Start

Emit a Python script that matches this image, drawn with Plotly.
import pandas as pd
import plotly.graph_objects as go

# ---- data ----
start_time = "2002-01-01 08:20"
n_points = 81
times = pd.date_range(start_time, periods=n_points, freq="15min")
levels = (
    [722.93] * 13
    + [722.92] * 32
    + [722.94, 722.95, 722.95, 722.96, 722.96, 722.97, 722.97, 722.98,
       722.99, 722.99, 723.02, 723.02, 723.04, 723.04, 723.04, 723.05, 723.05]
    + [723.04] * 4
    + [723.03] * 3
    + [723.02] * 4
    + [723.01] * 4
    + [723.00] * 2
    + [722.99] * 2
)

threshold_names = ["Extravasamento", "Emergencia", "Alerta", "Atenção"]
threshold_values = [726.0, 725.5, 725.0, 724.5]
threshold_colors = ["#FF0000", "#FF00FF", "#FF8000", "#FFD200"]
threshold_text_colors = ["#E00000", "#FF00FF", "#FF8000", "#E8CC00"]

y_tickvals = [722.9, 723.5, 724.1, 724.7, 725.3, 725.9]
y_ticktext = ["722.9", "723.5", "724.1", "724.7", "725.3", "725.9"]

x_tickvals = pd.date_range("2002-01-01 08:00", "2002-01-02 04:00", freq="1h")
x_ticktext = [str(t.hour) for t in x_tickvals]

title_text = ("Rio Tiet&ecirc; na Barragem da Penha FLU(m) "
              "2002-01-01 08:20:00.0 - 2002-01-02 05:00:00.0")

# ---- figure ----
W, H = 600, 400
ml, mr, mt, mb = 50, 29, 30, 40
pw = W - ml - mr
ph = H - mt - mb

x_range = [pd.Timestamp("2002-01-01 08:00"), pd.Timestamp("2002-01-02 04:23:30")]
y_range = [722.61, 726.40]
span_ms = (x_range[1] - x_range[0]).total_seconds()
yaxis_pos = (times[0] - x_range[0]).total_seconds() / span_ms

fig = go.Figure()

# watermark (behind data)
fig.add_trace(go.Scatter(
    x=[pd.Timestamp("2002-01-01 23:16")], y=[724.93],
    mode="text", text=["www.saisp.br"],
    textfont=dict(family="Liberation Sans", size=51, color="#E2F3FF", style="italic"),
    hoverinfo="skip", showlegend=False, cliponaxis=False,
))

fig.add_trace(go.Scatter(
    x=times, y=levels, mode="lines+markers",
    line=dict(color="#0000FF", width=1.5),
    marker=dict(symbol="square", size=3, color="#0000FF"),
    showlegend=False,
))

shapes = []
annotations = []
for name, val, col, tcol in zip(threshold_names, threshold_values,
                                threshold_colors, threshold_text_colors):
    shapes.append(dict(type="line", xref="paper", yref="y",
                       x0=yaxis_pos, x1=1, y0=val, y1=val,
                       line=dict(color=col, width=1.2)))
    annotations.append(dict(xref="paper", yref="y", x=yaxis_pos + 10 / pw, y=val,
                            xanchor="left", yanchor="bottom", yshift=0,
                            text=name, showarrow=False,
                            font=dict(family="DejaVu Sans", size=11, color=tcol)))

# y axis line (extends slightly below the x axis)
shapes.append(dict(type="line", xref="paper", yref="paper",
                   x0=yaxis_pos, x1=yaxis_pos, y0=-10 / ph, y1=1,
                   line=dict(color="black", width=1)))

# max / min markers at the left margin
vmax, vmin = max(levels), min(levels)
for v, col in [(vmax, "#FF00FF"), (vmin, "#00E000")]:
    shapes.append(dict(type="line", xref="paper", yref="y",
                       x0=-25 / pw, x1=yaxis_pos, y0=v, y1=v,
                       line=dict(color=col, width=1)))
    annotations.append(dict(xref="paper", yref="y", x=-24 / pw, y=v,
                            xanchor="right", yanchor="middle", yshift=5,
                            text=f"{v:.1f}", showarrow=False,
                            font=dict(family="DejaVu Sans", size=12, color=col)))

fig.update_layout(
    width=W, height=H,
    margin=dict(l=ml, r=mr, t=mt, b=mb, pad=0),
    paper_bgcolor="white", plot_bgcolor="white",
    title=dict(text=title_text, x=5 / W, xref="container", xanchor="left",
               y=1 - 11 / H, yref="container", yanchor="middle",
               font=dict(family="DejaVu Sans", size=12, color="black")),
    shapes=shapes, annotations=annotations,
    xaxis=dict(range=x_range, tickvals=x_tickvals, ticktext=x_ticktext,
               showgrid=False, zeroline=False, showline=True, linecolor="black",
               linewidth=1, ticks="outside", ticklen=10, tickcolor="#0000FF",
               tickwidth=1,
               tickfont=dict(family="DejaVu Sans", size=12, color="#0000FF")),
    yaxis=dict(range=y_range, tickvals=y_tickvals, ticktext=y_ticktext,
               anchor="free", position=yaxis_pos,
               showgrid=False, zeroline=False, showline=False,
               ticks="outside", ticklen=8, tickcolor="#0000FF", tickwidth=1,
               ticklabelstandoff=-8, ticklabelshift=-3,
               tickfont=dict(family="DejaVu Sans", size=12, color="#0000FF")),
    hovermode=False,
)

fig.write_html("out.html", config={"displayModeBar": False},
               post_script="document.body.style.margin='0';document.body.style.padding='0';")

End
Start

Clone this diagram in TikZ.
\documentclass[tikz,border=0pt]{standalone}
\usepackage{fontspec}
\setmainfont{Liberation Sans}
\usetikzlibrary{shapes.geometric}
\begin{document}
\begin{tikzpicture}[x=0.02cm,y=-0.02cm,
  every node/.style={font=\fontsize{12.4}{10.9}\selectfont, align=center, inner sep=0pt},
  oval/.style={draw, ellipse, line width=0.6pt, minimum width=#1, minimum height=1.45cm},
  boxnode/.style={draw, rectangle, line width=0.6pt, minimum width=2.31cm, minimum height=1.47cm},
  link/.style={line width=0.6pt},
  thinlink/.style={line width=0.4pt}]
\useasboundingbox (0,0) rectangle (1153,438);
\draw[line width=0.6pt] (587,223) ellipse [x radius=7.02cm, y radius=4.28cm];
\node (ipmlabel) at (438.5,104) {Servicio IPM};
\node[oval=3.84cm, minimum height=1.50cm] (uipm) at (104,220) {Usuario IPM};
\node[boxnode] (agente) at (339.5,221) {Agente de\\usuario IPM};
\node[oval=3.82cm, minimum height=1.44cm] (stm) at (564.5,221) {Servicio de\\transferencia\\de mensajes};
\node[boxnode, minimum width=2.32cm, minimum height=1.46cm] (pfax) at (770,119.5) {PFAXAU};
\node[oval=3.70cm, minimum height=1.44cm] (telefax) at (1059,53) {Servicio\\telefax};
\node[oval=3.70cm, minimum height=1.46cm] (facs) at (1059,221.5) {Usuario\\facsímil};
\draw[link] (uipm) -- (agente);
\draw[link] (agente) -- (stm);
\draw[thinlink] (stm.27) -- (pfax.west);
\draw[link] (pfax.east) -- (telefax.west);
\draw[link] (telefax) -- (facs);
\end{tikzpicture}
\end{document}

End

## REQUIRED WORK
Exactly the lines above from the one with "Emit a Python" to the one with "import plotly.graph_objects as go", both included, are to be quoted; leave the rest out.

## REPLY TO THE TASK
Emit a Python script that matches this image, drawn with Plotly.
import pandas as pd
import plotly.graph_objects as go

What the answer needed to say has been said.